OPINION: Don’t sacrifice our community for the sake of campus advocacy

An abstract drawing of two figures, one orange and one blue. They each reach out a hand, and the areas where their fingers intersect are purple.
(Sasha Matthews • The Student Life)

As the ‘Claremont Bubble’ has been shaken to its core by events of indescribable violence and devastation across Israel and Palestine, students have entered an unprecedented time of conflict within our community. A difficult debate suddenly faces outsiders to these affected groups over our right to publicly advocate for the causes we care deeply about, versus the responsibility to protect the sanctity of the campus environment for all.

Many students have become involved because we are the sort of people who chose to divert our time and attention to these global events, regardless of how they directly affect our own lives. Others care greatly because people they are close to have asked for support and we want to meet such requests with the appropriate levels of knowledge and respect. For these reasons among others, students who had no previous association with the regions or cultures involved in the conflict are suddenly embroiled in a war halfway across the world and its associated conflicts here on campus. I refer to these students — myself included — without prior ties to what is happening in Israel and Palestine as “outsiders.”

Throughout this piece, I seek solely to address this outsider population and their role specifically in the on-campus environment. I implore students to implement a way of conducting ourselves while we continue to navigate the intensely charged atmosphere that is interacting with these global political events within our community.

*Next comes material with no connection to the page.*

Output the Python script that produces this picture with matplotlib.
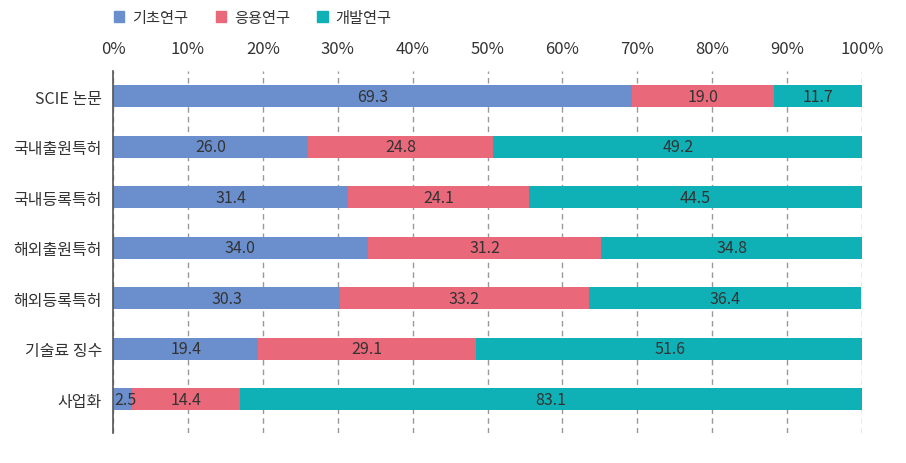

The first and primary thing I encourage is that no one shuts themselves off from everything that is currently happening across these countries. Many people around us, whether or not they have chosen to publicize it, are struggling deeply with the reverberations of such events. While some of us may have the privilege of closing ourselves off emotionally, we must resist this urge. Our abilities to form and hold committed personal beliefs on these matters are of great importance, both at present and as we progress past our education into the greater global community. For the people suffering, both in countries we’ve never been to and at the desks next to us, paying attention to their ordeal while caring enough to understand their perspectives and form our own is the least every single student here can do.

However, while we continue to research and mold our positions on these conflicts, I urge us as outsiders to make sure our perspectives always come second to the good of our community. On campus, I cannot condone advocacy at the expense of empathy and I implore others to work against this instinct as well. Those of us on the outside have the privilege of developing our opinions in a relative emotional vacuum, but many others do not. Opinions catalyzed by deep personal and emotional connections to events, which we as outsiders inherently lack, should not be treated as targets for students’ armchair political takes. Prioritizing empathy by supporting our insider peers through and despite ideological differences must be our current aim.

In our campus community, outsiders have a different role to play right now. We should view this role as equally important to the betterment of the world around us and simultaneously more appropriate to our lived experiences. At present, it unfortunately remains impossible in many spaces to fight publicly for aspects of our beliefs without deeply hurting some involved group. While loud political displays on campus will be seen as allyship to some, such actions will inevitably be interpreted as hurtful opposition by others. As outsiders, we must accept a responsibility to refrain from advocating in the ways we know can cause this harm.

We all want to feel as if we individually have the power and self-determination to be truly helpful to those affected. However, it is crucial that our attempts to do so avoid spreading more harm and pain throughout campus, however unintentional it may be. While solidarity and focused activism are crucial on a global scale as we strive to enact positive change, we also must recognize that there are appropriate times, places and ways to go about this. The campus community is its own ecosystem, and that carries a different set of considerations. As outsiders, we all must carefully examine the actual impact of our involvement in the public and often provocative displays we observe around campus. We must consider that there are other ways we can advocate for our personal positions and show solidarity with those impacted that don’t actively harm students on the other sides of issues. Focusing on quieter forms of support, such as donating, personal boycotts or calling representatives, can mitigate the negative effects of advocacy. Actions such as these should be the focus, while others must be avoided, as we work to advocate for our informed positions specifically within this environment.

A better balance must be struck between outsiders advocating for their beliefs, while also retaining the safe and supportive atmosphere we should feel on campus, especially those who are most actively suffering and grieving. It’s clear that right now we have failed in the second part of this balance. We must work to rectify this in the future for the sake of our entire community.

Izzy Sabatino PO ’26 is a philosophy major from Baltimore, MD. She does most of her writing in her head while on a bike.